This goes along well with my last article, Depression in the 21st Century, where I urged the abandonment of unnecessary fear in understanding what a deflationary depression would look like for various people.
Lynn concludes his article:
There are winners and losers, just as there are from most economic developments. The important point is that the people who lose are more powerful than the people who gain. That might explain why we hear about the dangers of deflation, and not about its advantages. It still doesn’t make them right.
There is no threat from deflation. It may even be desirable if it encourages a balance between saving and consumption, and discourages governments and banks from taking on debt.
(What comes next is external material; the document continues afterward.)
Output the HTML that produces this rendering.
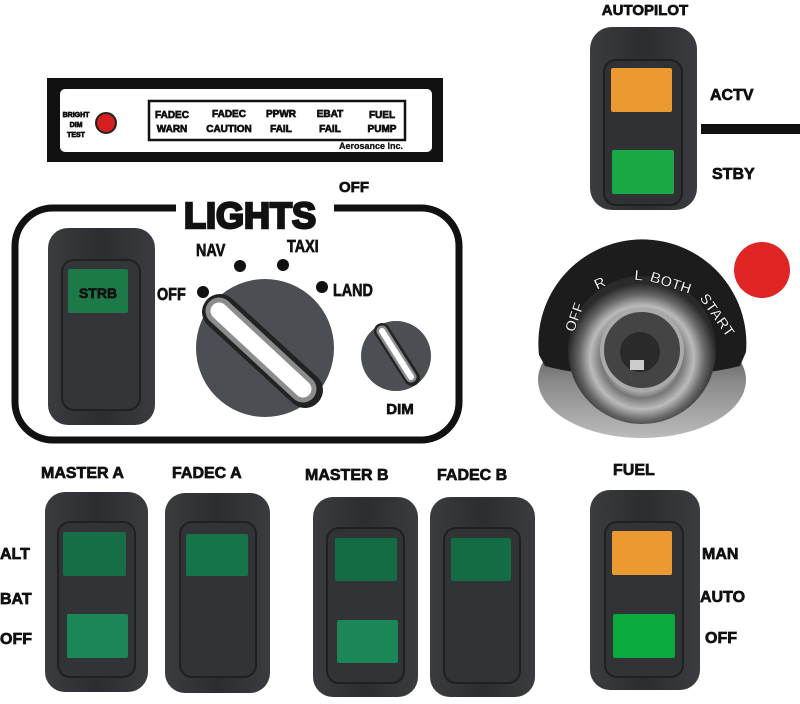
<!DOCTYPE html>
<html><head><meta charset="utf-8"><style>
html,body{margin:0;padding:0;background:#fff;}
svg{display:block;}
text{font-family:"Liberation Sans",sans-serif;font-weight:bold;fill:#111;stroke:#111;stroke-width:0.7;}
</style></head><body>
<svg width="800" height="704" viewBox="0 0 800 704" xmlns="http://www.w3.org/2000/svg">
<defs>
<linearGradient id="sw" x1="0" y1="0" x2="1" y2="0">
<stop offset="0" stop-color="#3a3c3f"/><stop offset="0.5" stop-color="#2b2d30"/><stop offset="1" stop-color="#3a3c3f"/>
</linearGradient>
<radialGradient id="key" cx="0.5" cy="0.55" r="0.5">
<stop offset="0" stop-color="#555"/><stop offset="0.4" stop-color="#ccc"/><stop offset="0.55" stop-color="#777"/><stop offset="0.7" stop-color="#bbb"/><stop offset="0.85" stop-color="#666"/><stop offset="1" stop-color="#2a2a2a"/>
</radialGradient>
<linearGradient id="bot" x1="0" y1="0" x2="0" y2="1">
<stop offset="0" stop-color="#333"/><stop offset="0.5" stop-color="#888"/><stop offset="1" stop-color="#bbb"/>
</linearGradient>
</defs>

<!-- Annunciator -->
<rect x="47" y="78" width="396" height="84" fill="#111"/>
<rect x="60" y="89" width="372" height="63" rx="5" fill="#fff"/>
<g style="stroke-width:0.3">
<text x="76" y="117" font-size="7" text-anchor="middle">BRIGHT</text>
<text x="76" y="127" font-size="7" text-anchor="middle">DIM</text>
<text x="76" y="137" font-size="7" text-anchor="middle">TEST</text>
</g>
<circle cx="106" cy="123" r="10" fill="#d42020" stroke="#222" stroke-width="2"/>
<rect x="149" y="101" width="256" height="39" fill="none" stroke="#111" stroke-width="2.5"/>
<g font-size="10" text-anchor="middle" style="stroke-width:0.4">
<text x="172" y="118">FADEC</text><text x="172" y="132">WARN</text>
<text x="229" y="117">FADEC</text><text x="229" y="132">CAUTION</text>
<text x="281" y="117">PPWR</text><text x="281" y="132">FAIL</text>
<text x="330" y="117">EBAT</text><text x="330" y="132">FAIL</text>
<text x="382" y="118">FUEL</text><text x="382" y="132">PUMP</text>
</g>
<text x="403" y="149" font-size="9" text-anchor="end" style="stroke-width:0.3">Aerosance Inc.</text>

<!-- Autopilot -->
<text x="645" y="15" font-size="15" text-anchor="middle">AUTOPILOT</text>
<rect x="590" y="27" width="107" height="183" rx="22" fill="url(#sw)"/>
<rect x="604" y="60" width="78" height="145" rx="12" fill="#2f3134" stroke="#1e1f21" stroke-width="2"/>
<rect x="611" y="68" width="61" height="44" rx="2" fill="#eb9a32"/>
<rect x="612" y="150" width="62" height="44" rx="2" fill="#1aa844"/>
<text x="710" y="100" font-size="16">ACTV</text>
<text x="712" y="179" font-size="16">STBY</text>
<rect x="701" y="124" width="99" height="10" fill="#111"/>

<!-- Lights panel -->
<rect x="15" y="208" width="444" height="232" rx="38" fill="none" stroke="#111" stroke-width="7"/>
<rect x="176" y="192" width="158" height="40" fill="#fff"/>
<text x="250" y="228" font-size="36" text-anchor="middle" style="stroke-width:2.5" textLength="132" lengthAdjust="spacingAndGlyphs">LIGHTS</text>
<text x="339" y="192" font-size="15">OFF</text>

<rect x="48" y="228" width="107" height="197" rx="20" fill="url(#sw)"/>
<rect x="62" y="260" width="78" height="150" rx="12" fill="#333538" stroke="#202123" stroke-width="2"/>
<rect x="68" y="269" width="60" height="44" rx="2" fill="#1d7a48"/>
<text x="98" y="298" font-size="14" text-anchor="middle">STRB</text>

<g style="stroke-width:1.3">
<text x="157" y="300" font-size="18" transform="translate(157 300) scale(0.8 1) translate(-157 -300)">OFF</text>
<text x="196" y="256" font-size="18" transform="translate(196 256) scale(0.8 1) translate(-196 -256)">NAV</text>
<text x="287" y="252" font-size="18" transform="translate(287 252) scale(0.8 1) translate(-287 -252)">TAXI</text>
<text x="333" y="296" font-size="18" transform="translate(333 296) scale(0.8 1) translate(-333 -296)">LAND</text>
</g>
<circle cx="203" cy="292" r="6" fill="#111"/>
<circle cx="240" cy="266" r="6" fill="#111"/>
<circle cx="283" cy="265" r="6" fill="#111"/>
<circle cx="322" cy="287" r="6" fill="#111"/>

<circle cx="265" cy="348" r="69" fill="#4b4e52"/>
<line x1="220" y1="312" x2="305" y2="390" stroke="#222" stroke-width="36" stroke-linecap="round"/>
<line x1="219" y1="311" x2="303" y2="389" stroke="#8a8c8f" stroke-width="27" stroke-linecap="round"/>
<line x1="219" y1="311" x2="303" y2="389" stroke="#fff" stroke-width="17" stroke-linecap="round"/>

<circle cx="396" cy="356" r="35" fill="#4b4e52"/>
<line x1="382" y1="331" x2="412" y2="378" stroke="#222" stroke-width="16" stroke-linecap="round"/>
<line x1="382" y1="331" x2="411" y2="377" stroke="#8a8c8f" stroke-width="11" stroke-linecap="round"/>
<line x1="382" y1="331" x2="411" y2="377" stroke="#fff" stroke-width="6" stroke-linecap="round"/>
<text x="400" y="414" font-size="15" text-anchor="middle">DIM</text>

<!-- Key switch -->
<ellipse cx="642" cy="380" rx="104" ry="58" fill="url(#bot)"/>
<path d="M539 355 A104 104 0 1 1 746 352 L740 366 Q700 376 642 376 Q580 376 545 366 Z" fill="#1c1c1c"/>
<circle cx="642" cy="350" r="74" fill="url(#key)"/>
<circle cx="642" cy="350" r="40" fill="#444" stroke="#aaa" stroke-width="4"/>
<circle cx="640" cy="352" r="20" fill="#2a2a2a"/>
<rect x="630" y="360" width="14" height="10" fill="#ccc"/>
<g style="font-weight:normal;stroke:#eee;stroke-width:0.4">
<text font-size="15" style="fill:#eee" transform="translate(574 333) rotate(-70)">OFF</text>
<text font-size="15" style="fill:#eee" transform="translate(597 290) rotate(-25)">R</text>
<text font-size="15" style="fill:#eee" transform="translate(634 280) rotate(5)">L</text>
<text font-size="15" style="fill:#eee" transform="translate(649 281) rotate(18)">BOTH</text>
<text font-size="15" style="fill:#eee" transform="translate(699 298) rotate(55)">START</text>
</g>
<circle cx="762" cy="270" r="28" fill="#e02525"/>

<!-- Bottom row -->
<g font-size="16">
<text x="41" y="478">MASTER A</text>
<text x="172" y="478">FADEC A</text>
<text x="305" y="480">MASTER B</text>
<text x="437" y="480">FADEC B</text>
<text x="613" y="475">FUEL</text>
<text x="0" y="559">ALT</text>
<text x="0" y="604">BAT</text>
<text x="0" y="644">OFF</text>
<text x="702" y="559">MAN</text>
<text x="700" y="602">AUTO</text>
<text x="705" y="643">OFF</text>
</g>

<!-- Master A -->
<rect x="45" y="492" width="103" height="200" rx="20" fill="url(#sw)"/>
<rect x="58" y="522" width="77" height="155" rx="12" fill="#313336" stroke="#1f2022" stroke-width="2"/>
<rect x="63" y="532" width="63" height="44" rx="2" fill="#156e45"/>
<rect x="67" y="614" width="61" height="44" rx="2" fill="#1b8656"/>
<!-- Fadec A -->
<rect x="165" y="493" width="105" height="200" rx="20" fill="url(#sw)"/>
<rect x="180" y="522" width="76" height="155" rx="12" fill="#313336" stroke="#1f2022" stroke-width="2"/>
<rect x="186" y="534" width="62" height="42" rx="2" fill="#167548"/>
<!-- Master B -->
<rect x="313" y="497" width="105" height="200" rx="20" fill="url(#sw)"/>
<rect x="327" y="528" width="77" height="155" rx="12" fill="#313336" stroke="#1f2022" stroke-width="2"/>
<rect x="335" y="538" width="62" height="43" rx="2" fill="#146c44"/>
<rect x="337" y="620" width="61" height="43" rx="2" fill="#1b8656"/>
<!-- Fadec B -->
<rect x="430" y="497" width="105" height="200" rx="20" fill="url(#sw)"/>
<rect x="444" y="528" width="76" height="155" rx="12" fill="#313336" stroke="#1f2022" stroke-width="2"/>
<rect x="451" y="538" width="60" height="43" rx="2" fill="#146c44"/>
<!-- Fuel -->
<rect x="590" y="490" width="110" height="200" rx="20" fill="url(#sw)"/>
<rect x="605" y="522" width="78" height="155" rx="12" fill="#313336" stroke="#1f2022" stroke-width="2"/>
<rect x="612" y="531" width="60" height="44" rx="2" fill="#eb9a32"/>
<rect x="613" y="614" width="62" height="44" rx="2" fill="#0aaa3c"/>
</svg>
</body></html>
If Lynn's conclusion sounds conspiratorial, it's because it is. "The money interest" as it used to be known will stop at no end to ensure that they are able to increase the supply of it at will. 180 years ago this meant attempting the assassination of Andrew Jackson - six times. Murray Rothbard's book, A History Of Money and Banking in the United States, is perhaps the best book to read for understanding these realities. It destroys popular misconceptions and attacks those originally responsible for their adoption into mainstream thought.
As an extension to Lynn's piece today, curious readers may wish to explore a more in depth piece discussing deflation and the misinformation that has typically been tied to it. To do so, I recommend Jorg Guido Hulsmann's monograph Deflation and Liberty, which can be read free in its entirety at that link.
It is high time to put an end to the culture of fear being propagated by central bankers and their minions in government. Neither deflation nor a general economic depression can be seen as an unquestionable evil. Both will reinstate discipline in our markets and provide justice for the responsible.